Apropos Polizei: Dort sollte Strafanzeige gestellt werden. Denn auch wenn die Aufklärungsquote bei derartigen Verbrechen noch gering ist: Wenn niemand Strafanzeige stellt, wird es auch keine Ermittlungen geben. „Wichtig ist auch, sofort sämtliche Passwörter zurückzusetzen – auch jene von nicht betroffenen Anbietern. Zudem sollten die betroffenen Anbieter über den Missbrauch des Accounts informiert werden. In aller Regel gibt es dafür Meldeformulare der Anbieter“, rät Schrenk.

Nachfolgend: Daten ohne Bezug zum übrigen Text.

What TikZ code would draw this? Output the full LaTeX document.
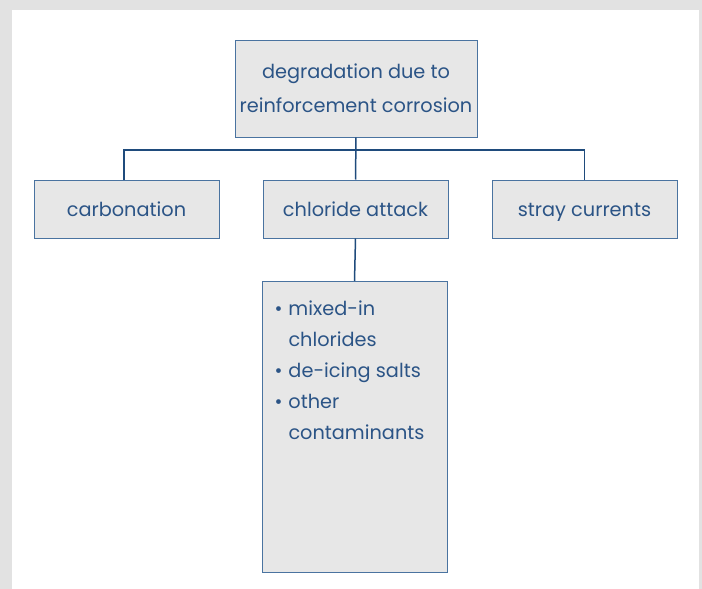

Im nächsten Schritt empfiehlt die IT-Sicherheitsexpertin alle Geräte auf Malware, wie Viren und Trojaner, zu prüfen. Das schließt nicht nur den PC, sondern auch Smartphone und Tablet, den TV-Stick und die IoT-Geräte ein. Eine gute Sicherheitssoftware nimmt diese Arbeit für gewöhnlich zwar ab, im Falle eines Verdachts auf Identitätsdiebstahl sollte aber genau überprüft werden. Es könnte außerdem sein, dass Cyberkriminelle auf ihren Streifzügen durch das Online-Profil ihres Opfers auch auf dessen Freunde gestoßen sind und mit ihnen schon ihre nächsten Opfer auswählen. Deshalb sollten auch Freunde und Bekannte informiert werden. Hat der Identitätsdiebstahl auch berufliche Folgen, ist ein Gespräch mit dem Arbeitgeber und dem Kollegium unabdingbar.
„Es kann manchmal sinnvoll sein, auch eine SCHUFA-Auskunft anzufordern. Denn hier ist nachvollziehbar, ob es Händler-Bonitätsanfragen gab, die nicht vom Opfer stammen. Nach Artikel 15 DSGVO steht jedem eine kostenfreie Datenkopie zu, sodass für die eigene SCHUFA-Auskunft nichts gezahlt werden muss“, gibt Patrycja Schrenk noch einen Tipp.